* **Written exercise**
Skip the pictures and quote all of the lines exactly.

________________________________________

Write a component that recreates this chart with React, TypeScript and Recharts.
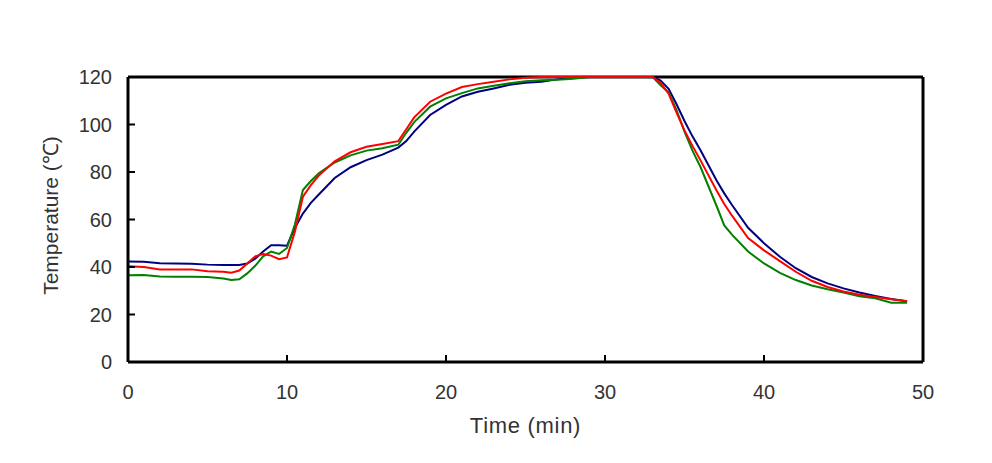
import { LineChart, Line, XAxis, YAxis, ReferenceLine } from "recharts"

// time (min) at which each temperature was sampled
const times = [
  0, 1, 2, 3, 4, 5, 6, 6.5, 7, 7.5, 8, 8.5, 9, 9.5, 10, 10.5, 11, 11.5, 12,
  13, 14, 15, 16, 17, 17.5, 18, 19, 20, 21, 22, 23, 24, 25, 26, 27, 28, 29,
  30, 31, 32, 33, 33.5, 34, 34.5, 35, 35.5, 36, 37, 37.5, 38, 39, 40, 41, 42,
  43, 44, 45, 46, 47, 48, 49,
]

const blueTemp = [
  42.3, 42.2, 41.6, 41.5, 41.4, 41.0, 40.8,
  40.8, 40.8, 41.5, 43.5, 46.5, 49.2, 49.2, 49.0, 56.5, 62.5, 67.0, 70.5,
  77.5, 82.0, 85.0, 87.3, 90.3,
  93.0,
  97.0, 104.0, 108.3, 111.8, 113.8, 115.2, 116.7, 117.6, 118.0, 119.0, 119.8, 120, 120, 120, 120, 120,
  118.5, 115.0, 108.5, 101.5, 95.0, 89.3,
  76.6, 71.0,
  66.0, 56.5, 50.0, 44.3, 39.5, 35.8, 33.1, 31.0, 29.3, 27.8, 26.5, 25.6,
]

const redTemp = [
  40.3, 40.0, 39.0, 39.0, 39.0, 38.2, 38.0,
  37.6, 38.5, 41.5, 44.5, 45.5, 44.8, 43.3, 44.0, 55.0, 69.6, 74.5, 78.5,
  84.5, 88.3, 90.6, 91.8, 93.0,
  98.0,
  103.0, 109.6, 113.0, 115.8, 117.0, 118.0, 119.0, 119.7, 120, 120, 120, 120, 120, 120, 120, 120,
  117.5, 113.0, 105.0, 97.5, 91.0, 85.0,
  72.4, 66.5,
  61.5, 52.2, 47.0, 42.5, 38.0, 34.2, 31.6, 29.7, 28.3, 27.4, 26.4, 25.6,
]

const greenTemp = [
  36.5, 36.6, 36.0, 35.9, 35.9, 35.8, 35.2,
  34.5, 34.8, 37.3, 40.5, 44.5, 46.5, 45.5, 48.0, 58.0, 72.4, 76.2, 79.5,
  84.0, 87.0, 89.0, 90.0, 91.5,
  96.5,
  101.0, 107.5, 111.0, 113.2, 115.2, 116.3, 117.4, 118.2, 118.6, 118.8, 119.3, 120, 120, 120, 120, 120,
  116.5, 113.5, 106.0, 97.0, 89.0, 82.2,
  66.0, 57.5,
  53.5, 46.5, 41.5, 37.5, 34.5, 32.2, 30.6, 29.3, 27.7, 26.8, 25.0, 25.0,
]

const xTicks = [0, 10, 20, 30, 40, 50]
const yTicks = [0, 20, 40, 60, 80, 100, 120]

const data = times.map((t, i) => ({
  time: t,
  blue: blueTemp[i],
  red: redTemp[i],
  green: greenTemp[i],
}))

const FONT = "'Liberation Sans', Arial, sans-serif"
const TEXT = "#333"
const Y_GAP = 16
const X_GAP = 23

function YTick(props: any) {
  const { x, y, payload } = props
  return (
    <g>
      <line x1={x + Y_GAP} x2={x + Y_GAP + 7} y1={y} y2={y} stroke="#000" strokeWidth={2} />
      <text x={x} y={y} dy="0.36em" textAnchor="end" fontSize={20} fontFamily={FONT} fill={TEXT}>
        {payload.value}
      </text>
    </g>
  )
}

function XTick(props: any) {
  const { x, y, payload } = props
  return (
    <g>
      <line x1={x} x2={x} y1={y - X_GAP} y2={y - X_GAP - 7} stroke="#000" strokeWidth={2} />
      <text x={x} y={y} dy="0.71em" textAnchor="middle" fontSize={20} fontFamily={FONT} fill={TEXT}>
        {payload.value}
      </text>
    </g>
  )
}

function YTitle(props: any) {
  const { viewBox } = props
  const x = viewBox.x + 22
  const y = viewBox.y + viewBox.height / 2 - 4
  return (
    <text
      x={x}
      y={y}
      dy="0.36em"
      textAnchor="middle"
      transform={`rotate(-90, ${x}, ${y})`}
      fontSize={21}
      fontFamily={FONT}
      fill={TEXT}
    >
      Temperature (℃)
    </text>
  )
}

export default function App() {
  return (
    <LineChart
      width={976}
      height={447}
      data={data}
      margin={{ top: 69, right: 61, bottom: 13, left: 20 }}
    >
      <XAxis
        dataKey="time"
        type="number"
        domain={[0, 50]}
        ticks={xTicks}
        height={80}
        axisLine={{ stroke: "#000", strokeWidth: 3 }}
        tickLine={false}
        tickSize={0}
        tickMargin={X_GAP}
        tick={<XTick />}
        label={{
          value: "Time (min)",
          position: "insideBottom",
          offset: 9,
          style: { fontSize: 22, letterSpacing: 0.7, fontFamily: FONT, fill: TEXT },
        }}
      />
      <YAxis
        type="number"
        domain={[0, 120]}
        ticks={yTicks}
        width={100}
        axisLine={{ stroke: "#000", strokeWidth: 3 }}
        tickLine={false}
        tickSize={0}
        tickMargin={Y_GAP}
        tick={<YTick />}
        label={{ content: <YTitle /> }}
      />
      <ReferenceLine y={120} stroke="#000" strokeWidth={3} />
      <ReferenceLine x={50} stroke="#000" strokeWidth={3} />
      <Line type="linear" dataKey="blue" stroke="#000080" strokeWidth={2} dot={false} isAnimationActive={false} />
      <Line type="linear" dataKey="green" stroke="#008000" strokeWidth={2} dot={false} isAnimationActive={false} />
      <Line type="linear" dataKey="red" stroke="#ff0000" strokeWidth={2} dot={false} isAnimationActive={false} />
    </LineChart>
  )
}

________________________________________

* **Solution to this exercise**
Write a component that recreates this chart with React, TypeScript and Recharts.
import { LineChart, Line, XAxis, YAxis, ReferenceLine } from "recharts"

// time (min) at which each temperature was sampled
const times = [
  0, 1, 2, 3, 4, 5, 6, 6.5, 7, 7.5, 8, 8.5, 9, 9.5, 10, 10.5, 11, 11.5, 12,
  13, 14, 15, 16, 17, 17.5, 18, 19, 20, 21, 22, 23, 24, 25, 26, 27, 28, 29,
  30, 31, 32, 33, 33.5, 34, 34.5, 35, 35.5, 36, 37, 37.5, 38, 39, 40, 41, 42,
  43, 44, 45, 46, 47, 48, 49,
]

const blueTemp = [
  42.3, 42.2, 41.6, 41.5, 41.4, 41.0, 40.8,
  40.8, 40.8, 41.5, 43.5, 46.5, 49.2, 49.2, 49.0, 56.5, 62.5, 67.0, 70.5,
  77.5, 82.0, 85.0, 87.3, 90.3,
  93.0,
  97.0, 104.0, 108.3, 111.8, 113.8, 115.2, 116.7, 117.6, 118.0, 119.0, 119.8, 120, 120, 120, 120, 120,
  118.5, 115.0, 108.5, 101.5, 95.0, 89.3,
  76.6, 71.0,
  66.0, 56.5, 50.0, 44.3, 39.5, 35.8, 33.1, 31.0, 29.3, 27.8, 26.5, 25.6,
]

const redTemp = [
  40.3, 40.0, 39.0, 39.0, 39.0, 38.2, 38.0,
  37.6, 38.5, 41.5, 44.5, 45.5, 44.8, 43.3, 44.0, 55.0, 69.6, 74.5, 78.5,
  84.5, 88.3, 90.6, 91.8, 93.0,
  98.0,
  103.0, 109.6, 113.0, 115.8, 117.0, 118.0, 119.0, 119.7, 120, 120, 120, 120, 120, 120, 120, 120,
  117.5, 113.0, 105.0, 97.5, 91.0, 85.0,
  72.4, 66.5,
  61.5, 52.2, 47.0, 42.5, 38.0, 34.2, 31.6, 29.7, 28.3, 27.4, 26.4, 25.6,
]

const greenTemp = [
  36.5, 36.6, 36.0, 35.9, 35.9, 35.8, 35.2,
  34.5, 34.8, 37.3, 40.5, 44.5, 46.5, 45.5, 48.0, 58.0, 72.4, 76.2, 79.5,
  84.0, 87.0, 89.0, 90.0, 91.5,
  96.5,
  101.0, 107.5, 111.0, 113.2, 115.2, 116.3, 117.4, 118.2, 118.6, 118.8, 119.3, 120, 120, 120, 120, 120,
  116.5, 113.5, 106.0, 97.0, 89.0, 82.2,
  66.0, 57.5,
  53.5, 46.5, 41.5, 37.5, 34.5, 32.2, 30.6, 29.3, 27.7, 26.8, 25.0, 25.0,
]

const xTicks = [0, 10, 20, 30, 40, 50]
const yTicks = [0, 20, 40, 60, 80, 100, 120]

const data = times.map((t, i) => ({
  time: t,
  blue: blueTemp[i],
  red: redTemp[i],
  green: greenTemp[i],
}))

const FONT = "'Liberation Sans', Arial, sans-serif"
const TEXT = "#333"
const Y_GAP = 16
const X_GAP = 23

function YTick(props: any) {
  const { x, y, payload } = props
  return (
    <g>
      <line x1={x + Y_GAP} x2={x + Y_GAP + 7} y1={y} y2={y} stroke="#000" strokeWidth={2} />
      <text x={x} y={y} dy="0.36em" textAnchor="end" fontSize={20} fontFamily={FONT} fill={TEXT}>
        {payload.value}
      </text>
    </g>
  )
}

function XTick(props: any) {
  const { x, y, payload } = props
  return (
    <g>
      <line x1={x} x2={x} y1={y - X_GAP} y2={y - X_GAP - 7} stroke="#000" strokeWidth={2} />
      <text x={x} y={y} dy="0.71em" textAnchor="middle" fontSize={20} fontFamily={FONT} fill={TEXT}>
        {payload.value}
      </text>
    </g>
  )
}

function YTitle(props: any) {
  const { viewBox } = props
  const x = viewBox.x + 22
  const y = viewBox.y + viewBox.height / 2 - 4
  return (
    <text
      x={x}
      y={y}
      dy="0.36em"
      textAnchor="middle"
      transform={`rotate(-90, ${x}, ${y})`}
      fontSize={21}
      fontFamily={FONT}
      fill={TEXT}
    >
      Temperature (℃)
    </text>
  )
}

export default function App() {
  return (
    <LineChart
      width={976}
      height={447}
      data={data}
      margin={{ top: 69, right: 61, bottom: 13, left: 20 }}
    >
      <XAxis
        dataKey="time"
        type="number"
        domain={[0, 50]}
        ticks={xTicks}
        height={80}
        axisLine={{ stroke: "#000", strokeWidth: 3 }}
        tickLine={false}
        tickSize={0}
        tickMargin={X_GAP}
        tick={<XTick />}
        label={{
          value: "Time (min)",
          position: "insideBottom",
          offset: 9,
          style: { fontSize: 22, letterSpacing: 0.7, fontFamily: FONT, fill: TEXT },
        }}
      />
      <YAxis
        type="number"
        domain={[0, 120]}
        ticks={yTicks}
        width={100}
        axisLine={{ stroke: "#000", strokeWidth: 3 }}
        tickLine={false}
        tickSize={0}
        tickMargin={Y_GAP}
        tick={<YTick />}
        label={{ content: <YTitle /> }}
      />
      <ReferenceLine y={120} stroke="#000" strokeWidth={3} />
      <ReferenceLine x={50} stroke="#000" strokeWidth={3} />
      <Line type="linear" dataKey="blue" stroke="#000080" strokeWidth={2} dot={false} isAnimationActive={false} />
      <Line type="linear" dataKey="green" stroke="#008000" strokeWidth={2} dot={false} isAnimationActive={false} />
      <Line type="linear" dataKey="red" stroke="#ff0000" strokeWidth={2} dot={false} isAnimationActive={false} />
    </LineChart>
  )
}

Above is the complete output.